Seville, Spain's fourth largest city, embodies the definition of a vibrant urban area. The city has an infectious energy and its two major attractions, the Cathedral and the Alcazar, do not disappoint.
The Cathedral's Giralda Bell Tower soars 330 feet and was originally built by the Moors as a minaret from which a muezzin could issue the call to prayer.
The Cathedral is the third-largest in Europe, after St. Peter's and St. Paul's. It is the largest Gothic church in the world and the interior area is larger than any other.
The high alter features an organ of more than 7,000 pipes.

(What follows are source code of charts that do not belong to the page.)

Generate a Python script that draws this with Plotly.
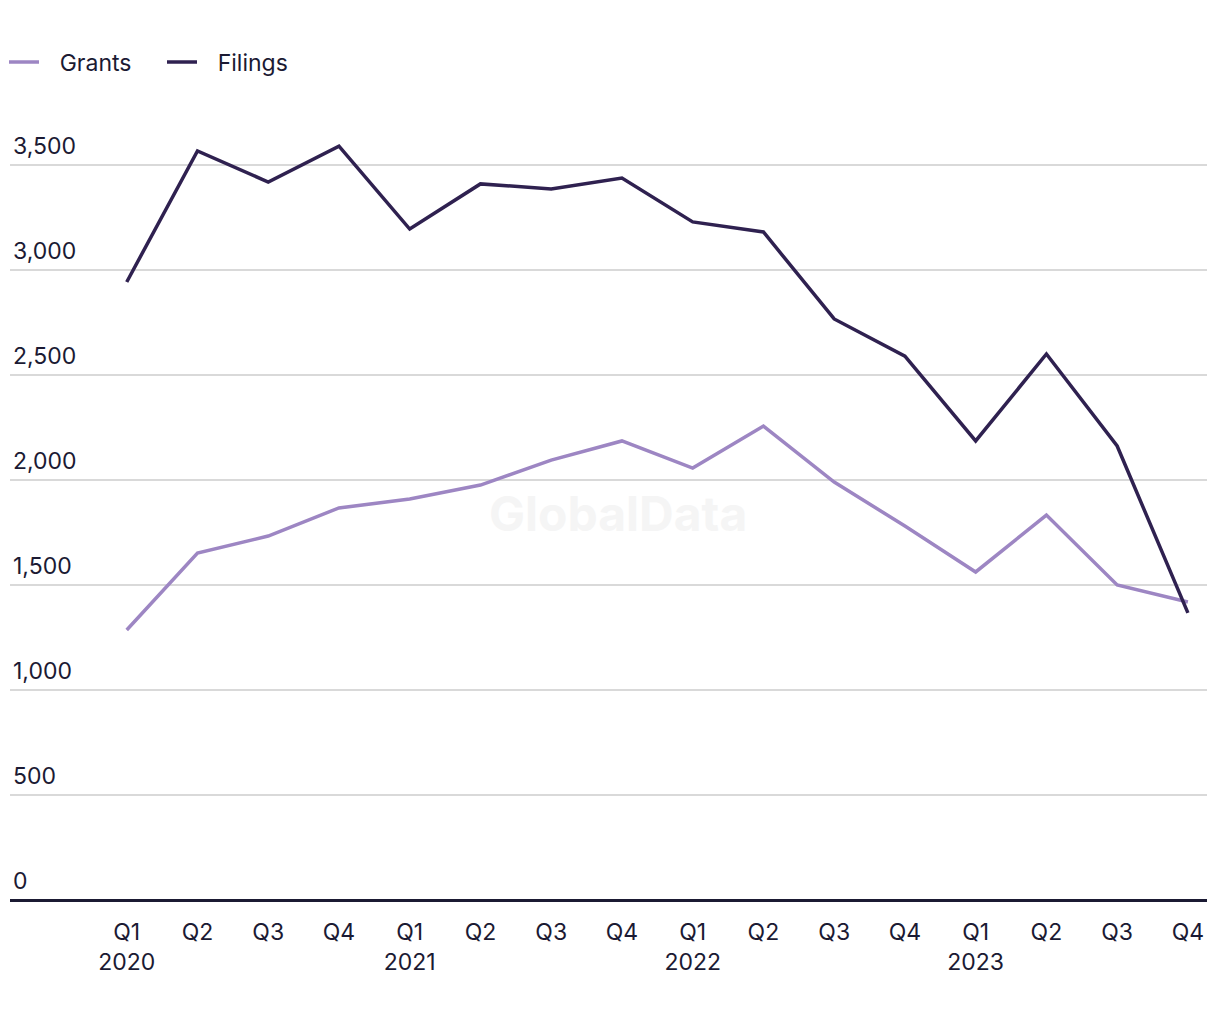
import plotly.graph_objects as go

quarters = ["Q1", "Q2", "Q3", "Q4"] * 4
years = ["2020", "", "", "", "2021", "", "", "", "2022", "", "", "", "2023", "", "", ""]
tick_labels = [q + ("<br>" + y if y else "") for q, y in zip(quarters, years)]
categories = [f"{q} {2020 + i // 4}" for i, q in enumerate(quarters)]

grants = [1286, 1652, 1733, 1867, 1910, 1976, 2095, 2186, 2057, 2257, 1990, 1781, 1562, 1833, 1500, 1419]
filings = [2943, 3567, 3419, 3590, 3195, 3410, 3386, 3438, 3229, 3181, 2767, 2590, 2186, 2600, 2162, 1367]

y_ticks = [0, 500, 1000, 1500, 2000, 2500, 3000, 3500]

font_family = "Inter, Liberation Sans, sans-serif"
text_color = "#1b1a33"
pad = "\u2002\u2009"

fig = go.Figure()
fig.add_trace(go.Scatter(x=list(range(len(categories))), y=grants, name=pad + "Grants", mode="lines",
                         line=dict(color="#9d86c3", width=3.5)))
fig.add_trace(go.Scatter(x=list(range(len(categories))), y=filings, name=pad + "Filings", mode="lines",
                         line=dict(color="#2f2150", width=3.5)))

fig.add_annotation(text="GlobalData", xref="paper", yref="paper", x=0.508, y=0.498,
                   showarrow=False, font=dict(family=font_family, size=48, color="#f5f5f5", weight="bold"))

fig.update_layout(
    width=1220, height=1020,
    margin=dict(l=10, r=13, t=123, b=120),
    paper_bgcolor="white", plot_bgcolor="white",
    font=dict(family=font_family, size=23, color=text_color),
    showlegend=True,
    legend=dict(orientation="h", xref="container", yref="container", x=4 / 1220, xanchor="left",
                y=1 - 62 / 1020, yanchor="middle",
                font=dict(size=23, color=text_color), entrywidth=113, entrywidthmode="pixels",
                traceorder="normal"),
    xaxis=dict(tickmode="array", tickvals=list(range(len(categories))), ticktext=tick_labels,
               range=[-1.65, 15.27], showgrid=False, zeroline=False, showline=False,
               ticks="", ticklabelstandoff=16, tickfont=dict(size=23, color=text_color)),
    yaxis=dict(range=[0, 3700], tickmode="array", tickvals=y_ticks,
               ticktext=[f"{v:,}" for v in y_ticks], ticklabelposition="inside top",
               ticklabelshift=-3,
               showgrid=True, gridcolor="#d9d9d9", gridwidth=1.5, zeroline=True,
               zerolinecolor="#1b1a33", zerolinewidth=2.5, showline=False, ticks="",
               tickfont=dict(size=23, color=text_color)),
)

fig.write_html("out.html", config={"displayModeBar": False})

with open("out.html", "r", encoding="utf-8") as f:
    html = f.read()
html = html.replace("<head>", "<head><style>html,body{margin:0;padding:0;}</style>", 1)
with open("out.html", "w", encoding="utf-8") as f:
    f.write(html)
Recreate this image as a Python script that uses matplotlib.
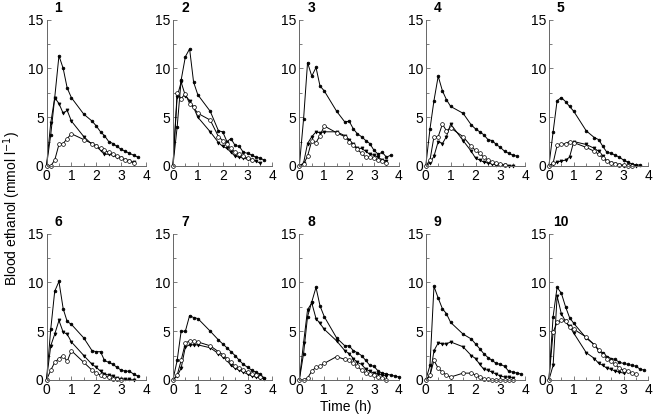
import matplotlib
matplotlib.use('Agg')
import matplotlib.pyplot as plt
from matplotlib.ticker import MultipleLocator

plt.rcParams['font.family'] = ['Liberation Sans', 'DejaVu Sans']

# sampling times (h)
times = [0, 0.17, 0.33, 0.5, 0.67, 0.83, 1.0, 1.5, 1.83, 2.0, 2.17, 2.33,
         2.5, 2.67, 2.83, 3.0, 3.17, 3.33, 3.5, 3.67, 3.83, 4.0]

panel_ids = ['1', '2', '3', '4', '5', '6', '7', '8', '9', '10']

# filled circles
high = [
    [0, 3.2, 7.0, 11.3, 10.0, 8.0, 7.0, 5.3, 4.6, 4.1, 3.5, 3.1, 2.5, 2.3, 2.0, 1.7, 1.5, 1.3, 1.1, 0.9],
    [0, 4.0, 8.8, 11.2, 12.0, 8.6, 7.3, 5.6, 3.6, 3.5, 2.5, 2.8, 2.1, 2.0, 1.4, 1.3, 1.1, 0.9, 0.8, 0.6],
    [0, 4.8, 10.6, 9.2, 10.1, 8.2, 7.7, 5.6, 4.5, 4.6, 3.8, 3.3, 3.0, 2.6, 2.3, 1.6, 1.2, 1.4, 0.9, 1.1],
    [0, 3.8, 6.7, 9.2, 7.7, 6.8, 6.1, 5.4, 4.2, 3.8, 3.5, 3.2, 2.7, 2.6, 2.2, 1.9, 1.5, 1.3, 1.1, 1.0],
    [0, 3.5, 6.7, 7.0, 6.6, 6.1, 5.6, 3.6, 2.9, 2.7, 2.0, 1.4, 1.3, 1.1, 0.9, 0.6, 0.4, 0.2, 0.1, 0.1],
    [0, 5.2, 9.1, 10.1, 7.3, 6.0, 5.7, 4.3, 3.0, 2.9, 2.9, 2.0, 1.8, 1.6, 1.3, 1.0, 0.9, 0.9, 0.6, 0.4],
    [0, 2.0, 5.0, 5.0, 6.6, 6.4, 6.3, 5.0, 4.1, 3.7, 3.3, 2.9, 2.5, 2.0, 1.6, 1.3, 1.0, 0.8, 0.6, 0.2],
    [0, 2.7, 6.5, 8.0, 9.5, 7.6, 6.5, 4.3, 3.5, 3.5, 3.0, 2.8, 2.5, 2.0, 1.5, 1.4, 0.9, 0.7, 0.6, 0.5, 0.4, 0.3],
    [0, 1.5, 9.6, 8.4, 7.3, 6.8, 5.9, 4.7, 4.2, 3.7, 3.2, 2.7, 2.3, 2.0, 1.7, 1.6, 1.4, 0.9, 0.8, 0.7, 0.6],
    [0, 6.5, 9.5, 8.9, 7.5, 6.4, 5.8, 4.3, 3.6, 3.0, 2.8, 2.4, 2.2, 2.1, 1.8, 1.7, 1.6, 1.5, 1.4, 1.1, 1.0],
]

# filled triangles
mid = [
    [0, 4.4, 7.0, 6.4, 5.4, 5.7, 4.6, 3.0, 2.2, 2.0, 1.6, 1.2, 1.2, 1.1, 0.9, 0.8, 0.6, 0.5, 0.4],
    [0, 7.1, 8.6, 7.2, 6.7, 6.0, 5.0, 3.5, 2.4, 2.0, 1.8, 1.4, 1.0, 0.9, 0.8, 0.7, 0.6, 0.5, 0.3],
    [0, 0.3, 2.3, 3.0, 3.5, 3.4, 3.5, 3.5, 3.1, 2.7, 2.2, 1.8, 1.8, 1.5, 1.2, 1.1, 0.9, 0.6, 0.5],
    [0, 0.3, 1.0, 2.5, 2.3, 3.0, 4.3, 2.6, 1.5, 0.8, 0.6, 0.4, 0.3, 0.2, 0.1, 0.1, 0.05, 0.0, 0.0],
    [0, 0.2, 0.4, 0.5, 0.6, 0.9, 2.5, 2.2, 1.8, 1.5, 1.0, 0.5, 0.3, 0.2, 0.1, 0.0, 0.0, 0.0, 0.0],
    [0, 3.5, 4.7, 6.1, 4.9, 4.7, 3.9, 2.5, 1.6, 1.3, 0.9, 0.6, 0.5, 0.4, 0.2, 0.1, 0.1, 0.05, 0.0],
    [0, 0.4, 1.2, 3.4, 3.6, 3.6, 3.6, 3.3, 2.7, 2.4, 2.0, 1.5, 1.2, 1.0, 0.8, 0.6, 0.4, 0.3, 0.2, 0.1],
    [0, 3.8, 7.2, 7.9, 6.3, 5.8, 5.2, 4.0, 3.0, 2.7, 2.2, 1.8, 1.6, 1.1, 0.9, 0.7, 0.6, 0.5, 0.4],
    [0, 0.4, 3.0, 3.8, 3.7, 3.7, 3.9, 3.4, 2.5, 2.2, 1.6, 1.1, 1.0, 0.8, 0.6, 0.4, 0.3, 0.3, 0.2],
    [0, 1.5, 8.6, 6.8, 6.0, 5.5, 4.8, 2.8, 2.2, 1.7, 1.5, 1.2, 1.1, 0.9, 0.8, 0.7],
]

# open circles
low = [
    [0, 0.0, 0.6, 2.2, 2.3, 2.8, 3.3, 2.7, 2.3, 2.0, 1.8, 1.6, 1.4, 1.2, 1.0, 0.8, 0.6, 0.5, 0.3],
    [0, 7.5, 6.9, 7.4, 6.4, 6.0, 5.4, 4.7, 3.0, 2.6, 2.2, 1.8, 1.4, 1.2, 1.0, 0.8, 0.6],
    [0, 0.2, 1.0, 2.6, 2.4, 3.1, 4.1, 3.4, 3.0, 2.5, 2.1, 1.7, 1.3, 0.9, 0.9, 0.8, 0.6, 0.5, 0.3],
    [0, 0.6, 3.0, 3.0, 4.3, 3.6, 3.9, 3.0, 2.0, 1.6, 1.3, 0.9, 0.6, 0.4, 0.3, 0.2, 0.1],
    [0, 0.3, 2.1, 2.2, 2.3, 2.5, 2.4, 1.9, 1.5, 1.2, 0.8, 0.5, 0.3, 0.2, 0.1, 0.1, 0.0, 0.0],
    [0, 1.0, 1.8, 2.2, 2.5, 1.9, 3.0, 1.8, 1.0, 0.7, 0.5, 0.4, 0.3, 0.1, 0.1, 0.0],
    [0, 0.5, 2.0, 3.8, 4.0, 4.0, 3.9, 3.5, 2.9, 2.6, 2.2, 1.8, 1.4, 1.2, 1.0, 0.8, 0.6, 0.5, 0.3],
    [0, 0.0, 0.2, 0.9, 1.3, 1.4, 1.7, 2.4, 2.1, 2.0, 1.7, 1.4, 1.0, 0.7, 0.6, 0.5, 0.3, 0.2, 0.0],
    [0, 0.5, 2.0, 1.2, 0.8, 0.5, 0.3, 0.7, 0.7, 0.5, 0.3, 0.1, 0.05, 0.0, 0.0, 0.0, 0.0, 0.0, 0.0],
    [0, 4.9, 5.9, 6.1, 6.0, 5.4, 5.2, 4.4, 3.6, 3.1, 2.6, 2.2, 1.9, 1.6, 1.2, 1.0, 0.9, 0.7, 0.6],
]

fig = plt.figure(figsize=(6.55, 4.18), dpi=100)

axis_col = '#666666'
lefts = [0.071, 0.264, 0.457, 0.650, 0.838]
bottoms = [0.603, 0.091]
w, h = 0.152, 0.350

for i in range(10):
    row, col = divmod(i, 5)
    ax = fig.add_axes([lefts[col], bottoms[row], w, h])
    for vals, mk, fc, ms in [(high[i], 'o', 'black', 2.0),
                             (mid[i], 'v', 'black', 2.2),
                             (low[i], 'o', 'white', 2.7)]:
        ax.plot(times[:len(vals)], vals, color='black', lw=0.7, marker=mk,
                markersize=ms, markerfacecolor=fc, markeredgecolor='black',
                markeredgewidth=0.5, clip_on=False)
    ax.set_xlim(0, 4)
    ax.set_ylim(0, 15)
    ax.xaxis.set_major_locator(MultipleLocator(1))
    ax.xaxis.set_minor_locator(MultipleLocator(0.5))
    ax.yaxis.set_major_locator(MultipleLocator(5))
    ax.yaxis.set_minor_locator(MultipleLocator(2.5))
    ax.tick_params(which='both', direction='in', color=axis_col, width=0.6)
    ax.tick_params(which='major', length=3, labelsize=10, pad=2)
    ax.tick_params(which='minor', length=2)
    for s in ['top', 'right']:
        ax.spines[s].set_visible(False)
    for s in ['left', 'bottom']:
        ax.spines[s].set_color(axis_col)
        ax.spines[s].set_linewidth(0.7)
    ax.text(0.12, 1.03, panel_ids[i], transform=ax.transAxes, fontsize=10,
            fontweight='bold', ha='center', va='bottom')

fig.text(0.018, 0.5, 'Blood ethanol (mmol l$^{-1}$)', rotation=90,
         ha='center', va='center', fontsize=10)
fig.text(0.528, 0.026, 'Time (h)', ha='center', va='center', fontsize=10)

fig.savefig('out.png', dpi=100)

The ceiling detail and craftsmanship are extraordinary.
Note the amazing oval dome.
The Alcazar is similarly amazing. Originally built in the 10th-century as a palace for Moorish governors, today it is the oldest royal palace in Europe.
The Mudegar style used by the Moorish workers is particularly interesting here, as they blended traditional Moorish and Christian elements of design and ornamentation.
The elaborate gardens are not to be missed.
Seville hosted two World Fairs--well, almost. The first was planned for 1929, but was derailed when the stock market crashed. The second occurred in 1992 and was a great success. Many of the pavilions and buildings constructed then remain in use today.
The Plaza de Espana, designed as the focal point of the 1929 World's Fair, is covered with glazed tiles depicting famous historical moments in each of Spain's 40 regions. The unique site appeared in Star Wars: Attack of the Clones.
A nighttime stroll along the Rio Guadalquivir offers a wide variety of restaurants and stunning views.